Jean Paul Roux’s works encompass subjects such as Islam and Islamic Art, Turkish and Mongol History, the History of Religions, Mythologies, and Symbols. The Turkish government honored him with the State Award in 1973. In 1998, he was also awarded the TÜTAV Prize and the Liakat Medal.

==Publications==
- Gengis Khan et l'Empire mongol, collection « Découvertes Gallimard » (nº 422), série Histoire. Paris: Éditions Gallimard (2002)
  - US edition – Genghis Khan and the Mongol Empire, "Abrams Discoveries" series. New York: Harry N. Abrams (2003)
  - UK edition – Genghis Khan and the Mongol Empire, 'New Horizons' series. London: Thames & Hudson (2003)
- Montagnes sacrées, montagnes mythiques (1999)

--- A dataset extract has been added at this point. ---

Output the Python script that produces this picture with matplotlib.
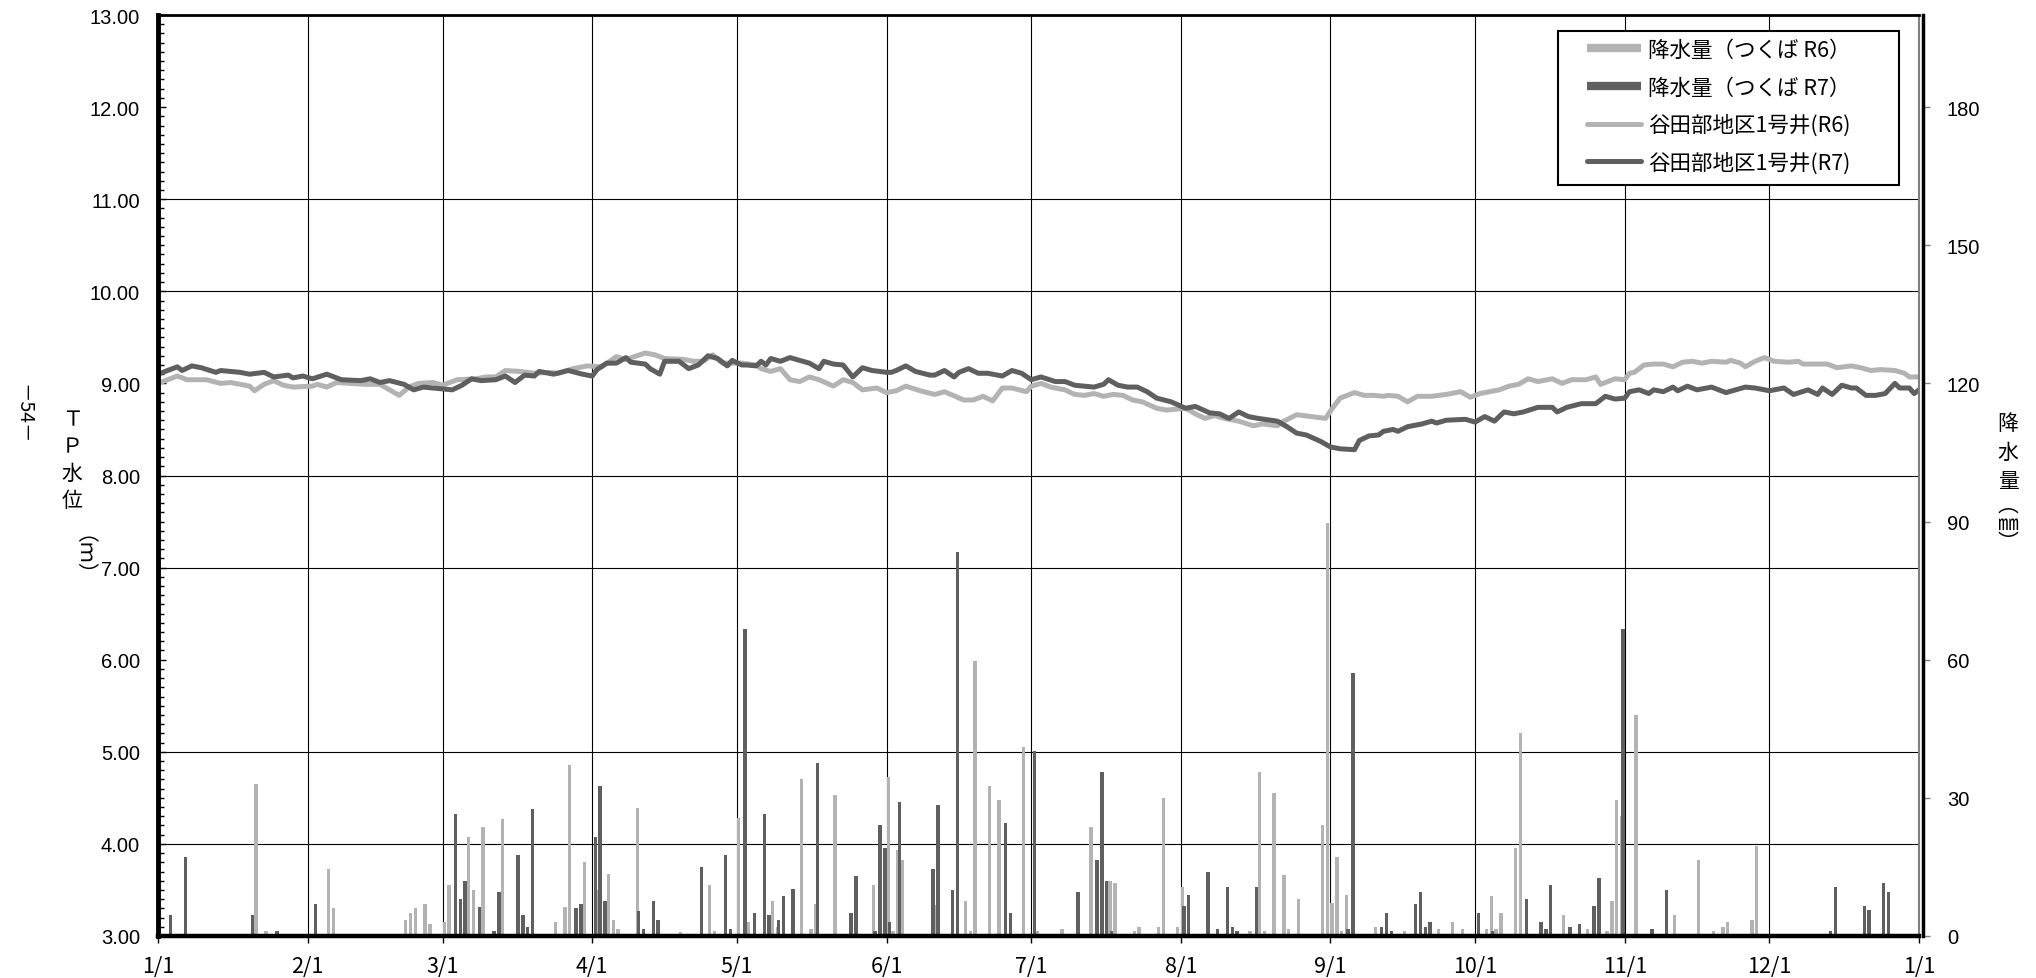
"""
谷田部地区1号井 水位・降水量グラフ (R6 / R7)
"""

import numpy as np
import matplotlib
matplotlib.use('Agg')
import matplotlib.pyplot as plt
import matplotlib.dates as mdates
from datetime import datetime
from matplotlib.lines import Line2D
from matplotlib.patches import Rectangle
from matplotlib.ticker import MultipleLocator, FuncFormatter, FormatStrFormatter

JP = ['Noto Sans CJK JP', 'DejaVu Sans']
plt.rcParams['font.family'] = JP

LIGHT = '#b3b3b3'
DARK = '#5f5f5f'

# --- data (day = days since 1/1) ---
# daily rainfall, mm
rain_r6_day = [20, 21, 22, 35, 36, 46, 51, 52, 53, 55, 56, 59, 60, 64, 65, 67, 71, 82, 84, 85,
               88, 89, 91, 93, 94, 95, 96, 97, 99, 108, 114, 115, 120, 122, 127, 128, 130, 133,
               135, 136, 140, 148, 151, 152, 153, 154, 159, 161, 167, 168, 169, 172, 174, 179,
               182, 184, 187, 193, 197, 198, 201, 202, 203, 207, 208, 211, 212, 226, 228, 229,
               231, 233, 234, 236, 241, 242, 243, 244, 245, 246, 252, 258, 265, 268, 270, 275,
               276, 277, 278, 281, 282, 291, 296, 300, 301, 302, 303, 306, 314, 319, 322, 324,
               325, 330, 331]
rain_r6_mm = [33, 0.5, 1.0, 14.5, 6, 0.5, 3.5, 4.9, 6, 6.9, 2.5, 3, 11, 21.4, 10, 23.6, 25.5, 3, 6.4, 37.1,
              16, 0.5, 10, 13.4, 3.5, 1.5, 0.5, 0.5, 27.9, 0.8, 11, 1, 25.7, 3, 7.5, 2, 0.5, 34,
              1.6, 7, 30.7, 11.1, 34.6, 1, 18.6, 16.6, 0.5, 6.7, 7.5, 1, 59.7, 32.5, 29.6, 41,
              1, 0.5, 1.5, 23.6, 12, 11.6, 0.5, 1, 2, 2, 30, 2, 10.6, 1, 35.6, 1,
              31.1, 13.2, 1.6, 8.1, 24.2, 89.6, 7.2, 17.1, 1, 9, 2, 1, 1.6, 3, 1.6, 1.6,
              8.6, 1.6, 5, 19.1, 44, 4.6, 1.6, 1, 7.6, 29.6, 26, 48, 4.6, 16.6, 1, 2,
              3, 3.5, 19.5]
rain_r7_day = [2, 5, 19, 24, 32, 61, 62, 63, 66, 69, 70, 74, 75, 76, 77, 86, 87, 90, 91, 92,
               99, 100, 102, 103, 112, 117, 118, 121, 123, 125, 126, 128, 129, 131, 136, 143,
               144, 148, 149, 150, 151, 153, 160, 161, 164, 165, 175, 176, 181, 190, 194, 195,
               196, 197, 212, 213, 217, 219, 221, 222, 223, 227, 246, 247, 253, 254, 255, 260,
               261, 262, 263, 273, 276, 283, 286, 287, 288, 292, 294, 297, 298, 303, 309, 312,
               346, 347, 353, 354, 357, 358]
rain_r7_mm = [4.6, 17.1, 4.6, 1, 6.9, 26.5, 8, 12, 6.4, 1, 9.5, 17.6, 4.6, 2, 27.5, 6, 6.9, 21.5, 32.5, 7.5,
              5.5, 1.5, 7.5, 3.5, 15, 17.6, 1.5, 66.7, 5, 26.5, 4.6, 3.5, 8.6, 10.1, 37.6, 5,
              13.1, 1, 24.2, 19.1, 3, 29, 14.6, 28.5, 10, 83.4, 24.6, 5, 40.1, 9.5, 16.6, 35.6,
              12, 1, 6.5, 9, 14, 1.6, 10.6, 2, 1, 10.6, 1.6, 57.1, 2, 5, 1, 7,
              9.5, 2, 3, 5, 1, 8.1, 3, 1.6, 11.1, 2, 2.5, 6.5, 12.6, 66.7, 1.6, 10,
              1, 10.6, 6.5, 5.6, 11.6, 9.5]

# groundwater level, TP m
well_r6_day = [0, 4, 6, 10, 13, 15, 19, 20, 22, 24, 26, 28, 32, 33, 35, 37, 40, 43, 46, 47,
               50, 52, 54, 57, 59, 62, 66, 68, 70, 72, 75, 78, 81, 83, 86, 89, 92, 95, 97, 101,
               103, 105, 109, 111, 113, 115, 117, 120, 121, 124, 125, 127, 129, 131, 133, 135,
               137, 140, 142, 144, 146, 149, 151, 153, 155, 158, 161, 163, 167, 169, 171, 173,
               175, 177, 180, 181, 183, 185, 188, 190, 192, 194, 196, 198, 200, 202, 204, 207,
               209, 213, 215, 217, 219, 221, 224, 227, 229, 232, 233, 236, 239, 242, 243, 245,
               248, 250, 252, 254, 255, 257, 259, 261, 264, 267, 270, 272, 274, 276, 278, 280,
               282, 284, 286, 289, 291, 293, 296, 298, 299, 302, 304, 305, 306, 308, 310, 312,
               314, 316, 318, 320, 322, 325, 326, 328, 329, 331, 333, 335, 338, 340, 341, 344,
               346, 348, 351, 353, 355, 357, 360, 362, 363, 365]
well_r6_lv = [9.00, 9.08, 9.04, 9.04, 9.00, 9.01, 8.97, 8.92, 8.99, 9.03, 8.98, 8.96, 8.97, 8.99, 8.96, 9.01, 9.00, 8.99, 8.99, 8.96,
              8.87, 8.96, 9.00, 9.01, 8.98, 9.04, 9.05, 9.07, 9.07, 9.14, 9.13, 9.11, 9.12, 9.11, 9.16, 9.19, 9.18, 9.29, 9.26, 9.33,
              9.31, 9.27, 9.26, 9.24, 9.24, 9.31, 9.22, 9.22, 9.22, 9.20, 9.16, 9.13, 9.16, 9.04, 9.02, 9.07,
              9.04, 8.97, 9.04, 9.01, 8.93, 8.95, 8.90, 8.92, 8.97, 8.92, 8.88, 8.91, 8.82, 8.82, 8.86, 8.81,
              8.95, 8.95, 8.91, 8.97, 9.00, 8.96, 8.93, 8.88, 8.87, 8.89, 8.86, 8.88, 8.87, 8.82, 8.80, 8.73,
              8.71, 8.73, 8.67, 8.62, 8.65, 8.62, 8.59, 8.54, 8.56, 8.54, 8.58, 8.66, 8.64, 8.62, 8.70, 8.84,
              8.90, 8.87, 8.87, 8.86, 8.87, 8.86, 8.80, 8.86, 8.86, 8.88, 8.91, 8.85, 8.89, 8.91, 8.93, 8.97,
              8.99, 9.05, 9.02, 9.05, 9.00, 9.04, 9.04, 9.07, 8.99, 9.05, 9.04, 9.11, 9.12, 9.20, 9.21, 9.21,
              9.18, 9.23, 9.24, 9.22, 9.24, 9.23, 9.25, 9.22, 9.18, 9.24, 9.28, 9.24, 9.23, 9.24, 9.21, 9.21,
              9.21, 9.17, 9.19, 9.17, 9.14, 9.15, 9.14, 9.11, 9.07, 9.07]
well_r7_day = [0, 4, 5, 7, 9, 12, 13, 17, 19, 22, 24, 27, 28, 30, 32, 35, 36, 38, 42, 44,
               46, 48, 51, 53, 55, 57, 61, 63, 65, 67, 70, 72, 74, 76, 78, 79, 82, 85, 88, 90,
               91, 93, 95, 97, 98, 101, 102, 104, 105, 108, 110, 112, 114, 116, 118, 119, 121, 122,
               124, 125, 126, 127, 129, 131, 133, 135, 137, 138, 140, 142, 144, 146, 148, 151,
               152, 153, 155, 157, 160, 161, 163, 165, 166, 168, 170, 172, 175, 177, 179, 181,
               183, 186, 188, 190, 194, 196, 197, 199, 201, 203, 205, 207, 210, 213, 215, 218,
               220, 222, 224, 226, 228, 232, 234, 236, 238, 241, 243, 245, 248, 249, 251, 253,
               254, 256, 257, 259, 262, 264, 265, 267, 271, 273, 275, 277, 279, 281, 283, 286,
               289, 290, 292, 295, 298, 300, 302, 304, 305, 307, 309, 310, 312, 314, 315, 317,
               319, 322, 325, 327, 329, 331, 334, 337, 339, 342, 344, 345, 347, 349, 351, 352,
               354, 356, 358, 360, 361, 363, 364, 365]
well_r7_lv = [9.10, 9.18, 9.14, 9.19, 9.17, 9.12, 9.14, 9.12, 9.10, 9.12, 9.07, 9.09, 9.06, 9.08, 9.05, 9.10, 9.08, 9.04, 9.03, 9.05,
              9.01, 9.03, 8.99, 8.93, 8.96, 8.95, 8.93, 8.98, 9.05, 9.03, 9.04, 9.08, 9.01, 9.09, 9.08, 9.13, 9.10, 9.14, 9.10, 9.08,
              9.15, 9.22, 9.22, 9.28, 9.23, 9.21, 9.16, 9.10, 9.24, 9.24, 9.16, 9.20, 9.30, 9.27, 9.19, 9.25, 9.20, 9.20,
              9.19, 9.24, 9.20, 9.27, 9.24, 9.28, 9.25, 9.22, 9.16, 9.24, 9.21, 9.20, 9.07, 9.17, 9.14, 9.12,
              9.12, 9.14, 9.19, 9.13, 9.09, 9.09, 9.14, 9.07, 9.12, 9.16, 9.11, 9.11, 9.08, 9.14, 9.11, 9.04,
              9.07, 9.02, 9.02, 8.98, 8.96, 8.99, 9.04, 8.98, 8.96, 8.96, 8.91, 8.84, 8.80, 8.73, 8.75, 8.68,
              8.67, 8.62, 8.69, 8.64, 8.62, 8.59, 8.53, 8.46, 8.44, 8.37, 8.31, 8.29, 8.28, 8.38, 8.43, 8.44,
              8.48, 8.50, 8.48, 8.53, 8.56, 8.59, 8.57, 8.60, 8.61, 8.58, 8.64, 8.59, 8.69, 8.67, 8.69, 8.74,
              8.74, 8.69, 8.74, 8.78, 8.78, 8.86, 8.83, 8.84, 8.91, 8.93, 8.89, 8.93, 8.91, 8.96, 8.92, 8.97,
              8.93, 8.96, 8.90, 8.93, 8.96, 8.95, 8.92, 8.95, 8.88, 8.93, 8.88, 8.95, 8.88, 8.98, 8.95, 8.95,
              8.87, 8.87, 8.89, 9.00, 8.95, 8.95, 8.89, 8.93]

labels = ['降水量（つくば R6）', '降水量（つくば R7）', '谷田部地区1号井(R6)', '谷田部地区1号井(R7)']


def main():
    x0 = mdates.date2num(datetime(2025, 1, 1))

    fig = plt.figure(figsize=(20.36, 9.79), dpi=100)
    ax2 = fig.add_axes([158 / 2036, 42 / 979, 1761 / 2036, 921 / 979])
    ax = ax2.twinx()

    # rainfall (right axis), drawn underneath
    ax2.bar(x0 + np.array(rain_r6_day) + 0.35, rain_r6_mm, width=0.7, color=LIGHT, zorder=2)
    ax2.bar(x0 + np.array(rain_r7_day) + 0.65, rain_r7_mm, width=0.7, color=DARK, zorder=3)
    ax2.set_ylim(0, 200)
    ax2.set_yticks(np.arange(0, 181, 30))
    ax2.yaxis.set_minor_locator(MultipleLocator(20))
    ax2.yaxis.tick_right()
    ax2.set_axisbelow(True)
    ax2.grid(True, which='minor', axis='y', color='black', lw=0.8)
    ax2.grid(True, which='major', axis='x', color='black', lw=0.8)
    ax2.tick_params(axis='y', which='major', direction='out', length=5, width=1,
                    color='#808080', pad=12, labelsize=14.5, labelfontfamily='Liberation Sans')
    ax2.tick_params(axis='y', which='minor', length=0)
    for s in ['left', 'top', 'bottom']:
        ax2.spines[s].set_visible(False)
    ax2.spines['right'].set_position(('outward', 3))
    ax2.spines['right'].set_linewidth(2.5)

    # water level (left axis)
    ax.plot(x0 + np.array(well_r6_day), well_r6_lv, color=LIGHT, lw=3.6, solid_joinstyle='round')
    ax.plot(x0 + np.array(well_r7_day), well_r7_lv, color=DARK, lw=3.6, solid_joinstyle='round')
    ax.yaxis.tick_left()
    ax.set_ylim(3, 13)
    ax.yaxis.set_major_locator(MultipleLocator(1))
    ax.yaxis.set_minor_locator(MultipleLocator(0.1))
    ax.yaxis.set_major_formatter(FormatStrFormatter('%.2f'))
    ax.tick_params(axis='y', which='major', direction='in', length=6, width=1, pad=13,
                   labelsize=14.5, labelfontfamily='Liberation Sans')
    ax.tick_params(axis='y', which='minor', direction='in', length=4, width=1)

    ax.set_xlim(x0, x0 + 365)
    ax2.set_xlim(x0, x0 + 365)
    ax2.xaxis.set_major_locator(mdates.MonthLocator())
    ax2.xaxis.set_major_formatter(FuncFormatter(
        lambda v, p: f"{mdates.num2date(v).month}/{mdates.num2date(v).day}"))
    ax2.tick_params(axis='x', direction='out', length=5, width=1, pad=9, labelsize=15.5)

    ax.spines['left'].set_linewidth(3.5)
    ax.spines['bottom'].set_linewidth(3.2)
    ax.spines['top'].set_linewidth(2)
    ax.spines['right'].set_linewidth(1.5)
    ax.spines['right'].set_color('#808080')

    # legend with its own frame
    fig.patches.append(Rectangle((1558 / 2036, 1 - 186 / 979), 341 / 2036, 154 / 979,
                                 transform=fig.transFigure, facecolor='white',
                                 edgecolor='black', lw=1.5, zorder=4))
    handles = [Line2D([], [], color=LIGHT, lw=6, solid_capstyle='butt'),
               Line2D([], [], color=DARK, lw=6, solid_capstyle='butt'),
               Line2D([], [], color=LIGHT, lw=3.6, solid_capstyle='round'),
               Line2D([], [], color=DARK, lw=3.6, solid_capstyle='round')]
    leg = fig.legend(handles, labels, loc='upper left', bbox_to_anchor=(1587 / 2036, 1 - 40 / 979),
                     frameon=False, borderpad=0, borderaxespad=0, fontsize=15.5,
                     handlelength=2.5, handletextpad=0.35, labelspacing=0.72)
    leg.set_zorder(5)

    # axis titles (vertical writing)
    fig.text(23 / 2036, 1 - 414 / 979, '－54－', rotation=-90, ha='center', va='center', fontsize=14)
    for i, ch in enumerate('ＴＰ水位'):
        fig.text(72 / 2036, 1 - (420 + 27 * i) / 979, ch, ha='center', va='center', fontsize=15)
    fig.text(72 / 2036, 1 - 566 / 979, '（ｍ）', rotation=-90, ha='center', va='center', fontsize=15)
    for i, ch in enumerate('降水量'):
        fig.text(2008 / 2036, 1 - (424 + 29 * i) / 979, ch, ha='center', va='center', fontsize=15)
    fig.text(2008 / 2036, 1 - 524 / 979, '︵\n㎜\n︶', ha='center', va='center', fontsize=15,
             linespacing=0.8)

    fig.savefig('out.png', dpi=100)


if __name__ == "__main__":
    main()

- L'Asie centrale, histoire et civilisation (1997) ISBN 978-2-213-59894-9
- Le roi, mythes et symbole (1995)
- Histoire de l'empire mongol (1993)
- Tamerlan (1991)
- Jésus (1989)
- Le sang. Mythes, symboles et réalités (1988)
- Babur, histoire des Grands Moghols (1986)
- Histoire des Turcs (1984)
- Roux, Jean-Paul (1961). "Les explorateurs au Moyen Âge" . Largely re-written and published as Roux, Jean-Paul (1985). "Les explorateurs au Moyen Âge"
- La Religion des Turcs et des Mongols (1984)
- Mustafa Kemal et la Turquie nouvelle (1983)
- Les traditions des nomades de la Turquie méridionale : contribution à l'étude des représentations religieuses des sociétés turques d'après les enquêtes effectuées chez les Yörük et les Tahtaci (1969)
- Faune et flore sacrées dans les sociétés altaïques (1966)
- La mort (la survie) chez les peuples altaïques anciens et médiévaux d'après les documents écrits (1963)
- In addition, between 1996 and 2003, he wrote numerous articles on Islam and Turkish history—particularly Ottoman history—on the website www.clio.fr. Among these writings are topics such as Istanbul, Ottoman miniature art, the relations between the Golden Horde and Russia, the Great Seljuks, and the Karakhanids.